News Recap For 10-9-2020
Forbes: Is America Finally Ready To Become A Scientific Nation? — Forbes contributor Ethan Siegel lays out what he believes are the four pillars to putting scientific America back on the right track:”We can imagine a society where legitimate expertise was valued, and where all claims were subject to the scrutiny of the scientific consensus. We can envision a society where charlatans and snake-oil salespersons were exposed as frauds rather than lauded as celebrity gurus. And we can create an environment where it’s safe to go about our daily lives without a legitimate fear that those we come into contact with will infect us with a routinely preventable disease. We can trade an illusory and fallacious idea of what “freedom” is for actual freedom: the freedom to go about our lives knowing that doing so won’t put our lives at unnecessary risk.”
MLive: Nessel, AGs urge Congress to keep tough PFAS language in defense bill — Attorneys general from 18 states are urging congressional leaders to advance legislation that would force the U.S. Department of Defense to comply with state PFAS regulations. State standards, like those set in Michigan, are lower than a federal advisory level the military is using as a site remediation threshold around the country.
Competitive Enterprise Institute: EPA Chooses Scientific Approach on Chlorpyrifos: Supports Transparency, Rejects Junk Science — In a recently released draft risk assessment for the pesticide chlorpyrifos, the EPA determined that it would exclude some highly controversial research conducted at the Columbia Center for Children’s Environmental Health (CCCEH) because the center has refused to release the underlying data. Some environmentalist groups are crying foul, but the EPA maintains that transparency on behalf of the CCCEH is necessary for researchers to reproduce the result to determine if a study has any weight.
MarketWatch: Leading NY Landscaping Company Eliminates Glyphosate Use — Alternative Earthcare, a leading landscaping company in New York, announced it will stop using glyphosate-based herbicides on its customer properties. The company has partnered with EcoMIGHT, a leading provider of naturally organic weed and pest control products to serve its clients moving into the future. As the number of plaintiffs in the class action lawsuit against Bayer, a major manufacturer of glyphosate-based herbicides, tops 150,000, companies like Alternative Earthcare are looking for ways to insulate themselves from future litigation.

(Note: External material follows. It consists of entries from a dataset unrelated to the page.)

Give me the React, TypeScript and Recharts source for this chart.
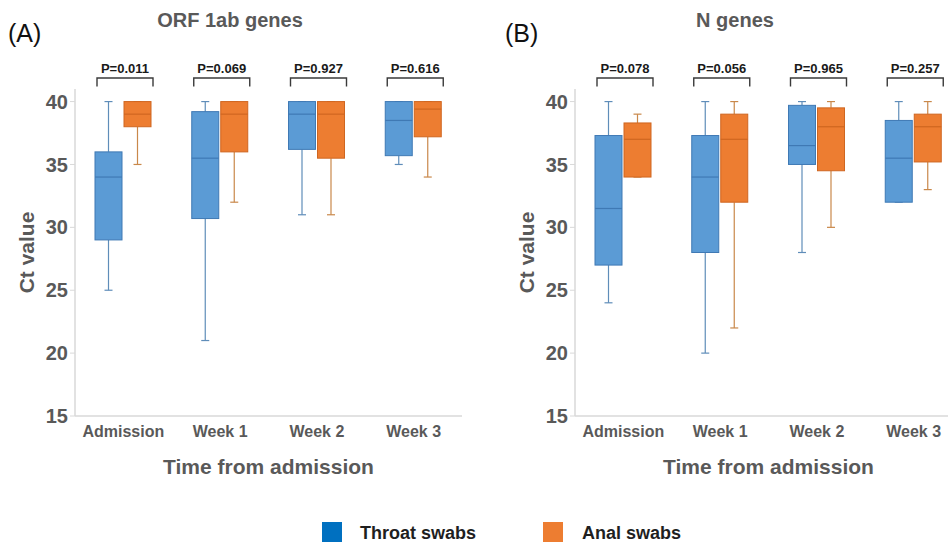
import { ComposedChart, Bar, XAxis, YAxis, Label } from "recharts";

const categories = ["Admission", "Week 1", "Week 2", "Week 3"];

// box summaries: [min, q1, median, q3, max]
const orfThroat = [
  [25, 29, 34, 36, 40],
  [21, 30.7, 35.5, 39.2, 40],
  [31, 36.2, 39, 40, 40],
  [35, 35.7, 38.5, 40, 40],
];
const orfAnal = [
  [35, 38, 39, 40, 40],
  [32, 36, 39, 40, 40],
  [31, 35.5, 39, 40, 40],
  [34, 37.2, 39.4, 40, 40],
];
const orfPValues = ["P=0.011", "P=0.069", "P=0.927", "P=0.616"];

const nThroat = [
  [24, 27, 31.5, 37.3, 40],
  [20, 28, 34, 37.3, 40],
  [28, 35, 36.5, 39.7, 40],
  [32, 32, 35.5, 38.5, 40],
];
const nAnal = [
  [34, 34, 37, 38.3, 39],
  [22, 32, 37, 39, 40],
  [30, 34.5, 38, 39.5, 40],
  [33, 35.2, 38, 39, 40],
];
const nPValues = ["P=0.078", "P=0.056", "P=0.965", "P=0.257"];

const yTicks = [15, 20, 25, 30, 35, 40];
const Y_MAX = 41;
const BAR_W = 27;
const BAR_GAP = 2;

const buildRows = (throat: number[][], anal: number[][], p: string[]) =>
  categories.map((c, i) => ({ category: c, throat: throat[i], anal: anal[i], p: p[i] }));

const orfRows = buildRows(orfThroat, orfAnal, orfPValues);
const nRows = buildRows(nThroat, nAnal, nPValues);

// custom box shape: the bar spans [min, max], the rest is placed inside that span
function boxShape(key: string, fill: string, stroke: string, whisker: string, withBracket: boolean) {
  return (props: any) => {
    const { x, y, width, height, payload } = props;
    const [lo, q1, med, q3, hi] = payload[key];
    const top = Math.min(y, y + height);
    const bottom = Math.max(y, y + height);
    const toY = (v: number) => bottom - ((v - lo) / (hi - lo)) * (bottom - top);
    const cx = x + width / 2;
    const cap = 4;
    const plotTop = toY(Y_MAX);
    const bx1 = x + 2;
    const bx2 = x + width * 2 + BAR_GAP + 2;
    return (
      <g>
        <line x1={cx} x2={cx} y1={toY(hi)} y2={toY(q3)} stroke={whisker} strokeWidth={1.2} />
        <line x1={cx} x2={cx} y1={toY(q1)} y2={toY(lo)} stroke={whisker} strokeWidth={1.2} />
        <line x1={cx - cap} x2={cx + cap} y1={toY(hi)} y2={toY(hi)} stroke={whisker} strokeWidth={1.2} />
        <line x1={cx - cap} x2={cx + cap} y1={toY(lo)} y2={toY(lo)} stroke={whisker} strokeWidth={1.2} />
        <rect x={x} y={toY(q3)} width={width} height={toY(q1) - toY(q3)} fill={fill} stroke={stroke} strokeWidth={1} />
        <line x1={x} x2={x + width} y1={toY(med)} y2={toY(med)} stroke={stroke} strokeWidth={1.2} />
        {withBracket && (
          <g>
            <path
              d={`M${bx1},${plotTop - 2.5} L${bx1},${plotTop - 11} L${bx2},${plotTop - 11} L${bx2},${plotTop - 2.5}`}
              fill="none"
              stroke="#3a3a3a"
              strokeWidth={1.4}
            />
            <text x={(bx1 + bx2) / 2} y={plotTop - 16} textAnchor="middle" fontSize={13} fontWeight="bold" fill="#1a1a1a">
              {payload.p}
            </text>
          </g>
        )}
      </g>
    );
  };
}

const textGray = "#595959";

function Panel({ rows }: { rows: any[] }) {
  return (
    <ComposedChart width={480} height={500} data={rows} barGap={BAR_GAP} margin={{ top: 89, right: 18, left: 0, bottom: 0 }}>
      <XAxis
        dataKey="category"
        tickLine={false}
        tickSize={8}
        axisLine={{ stroke: "#d9d9d9", strokeWidth: 1.5 }}
        tick={{ fontSize: 16, fontWeight: "bold", fill: textGray }}
        height={84}
      >
        <Label value="Time from admission" position="insideBottom" offset={26} fontSize={21} fontWeight="bold" fill={textGray} />
      </XAxis>
      <YAxis
        type="number"
        domain={[15, Y_MAX]}
        ticks={yTicks}
        width={75}
        tickSize={5}
        axisLine={{ stroke: "#d9d9d9", strokeWidth: 1.5 }}
        tickLine={{ stroke: "#d9d9d9" }}
        tick={{ fontSize: 20, fontWeight: "bold", fill: textGray }}
      >
        <Label
          value="Ct value"
          angle={-90}
          position="insideLeft"
          offset={27}
          fontSize={21}
          fontWeight="bold"
          fill={textGray}
          style={{ textAnchor: "middle" }}
        />
      </YAxis>
      <Bar
        dataKey={(d: any) => [d.throat[0], d.throat[4]]}
        barSize={BAR_W}
        isAnimationActive={false}
        shape={boxShape("throat", "#5b9bd5", "#3f79b4", "#5f8db9", true)}
      />
      <Bar
        dataKey={(d: any) => [d.anal[0], d.anal[4]]}
        barSize={BAR_W}
        isAnimationActive={false}
        shape={boxShape("anal", "#ed7d31", "#cf6620", "#c9884a", false)}
      />
    </ComposedChart>
  );
}

const abs = (left: number, top: number, extra: any = {}) => ({ position: "absolute" as const, left, top, ...extra });

export default function App() {
  return (
    <div
      style={{
        position: "absolute",
        left: 0,
        top: 0,
        width: 948,
        height: 544,
        overflow: "hidden",
        background: "#fff",
        fontFamily: '"Liberation Sans", Arial, sans-serif',
      }}
    >
      <div style={abs(0, 0)}>
        <Panel rows={orfRows} />
      </div>
      <div style={abs(500, 0)}>
        <Panel rows={nRows} />
      </div>

      <div style={abs(80, 8, { width: 300, textAlign: "center", fontSize: 20, fontWeight: "bold", color: textGray, lineHeight: "24px" })}>
        ORF 1ab genes
      </div>
      <div style={abs(585, 8, { width: 300, textAlign: "center", fontSize: 20, fontWeight: "bold", color: textGray, lineHeight: "24px" })}>
        N genes
      </div>
      <div style={abs(8, 20, { fontSize: 25, color: "#111", lineHeight: "26px" })}>(A)</div>
      <div style={abs(505, 20, { fontSize: 25, color: "#111", lineHeight: "26px" })}>(B)</div>

      <div style={abs(322, 522, { width: 20, height: 20, background: "#0070c0" })} />
      <div style={abs(360, 522, { fontSize: 18, fontWeight: "bold", color: "#1f1f1f", lineHeight: "22px" })}>Throat swabs</div>
      <div style={abs(543, 522, { width: 20, height: 20, background: "#ed7d31" })} />
      <div style={abs(582, 522, { fontSize: 18, fontWeight: "bold", color: "#1f1f1f", lineHeight: "22px" })}>Anal swabs</div>
    </div>
  );
}
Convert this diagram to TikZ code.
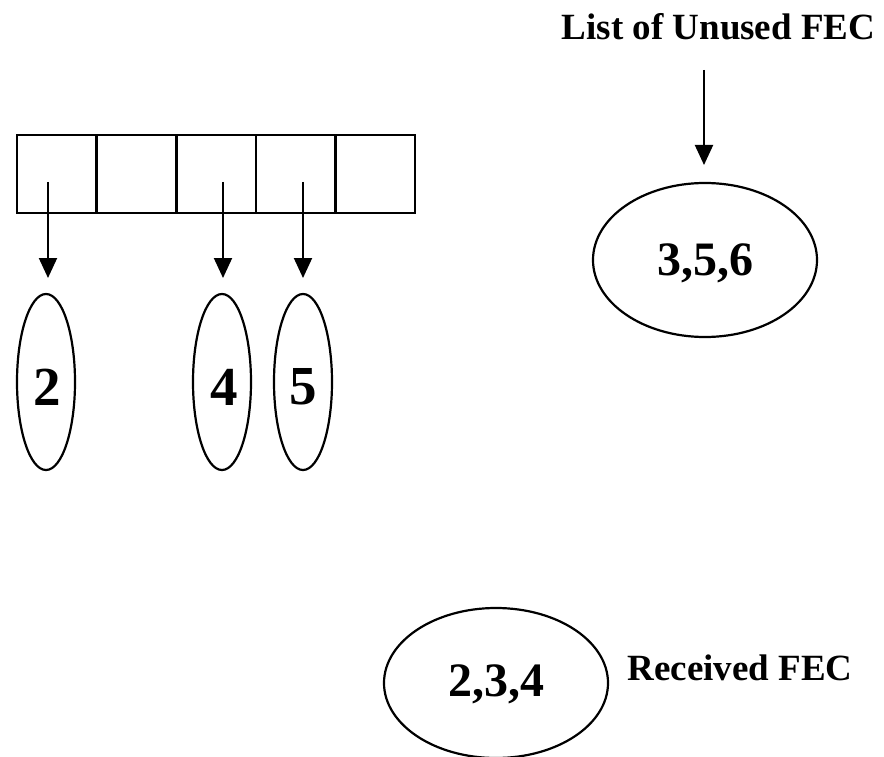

American Council on Science and Health: The Slow Suicide Of American Science — One scientist has identified trial lawyers (among other things) as an “existential threat” to American science. He argues: “Like vultures hunting for a carcass on a desert highway, trial lawyers lurk in the background, swooping down to win jackpot verdicts against large firms. The pattern is always the same: Activists blame chemical X for causing disease Y, usually based on very flimsy evidence, and then lawyers sue the largest multi-billion-dollar company they can find in the hope of making it rain money… Worse, trial lawyers undermine the integrity of science by pitting one scientist against another. Usually, one of them is correct and endorses the scientific consensus, while the other is spouting nonsense. This gives juries and judges (and the public) the impression that scientific analysis is simply one opinion among many.”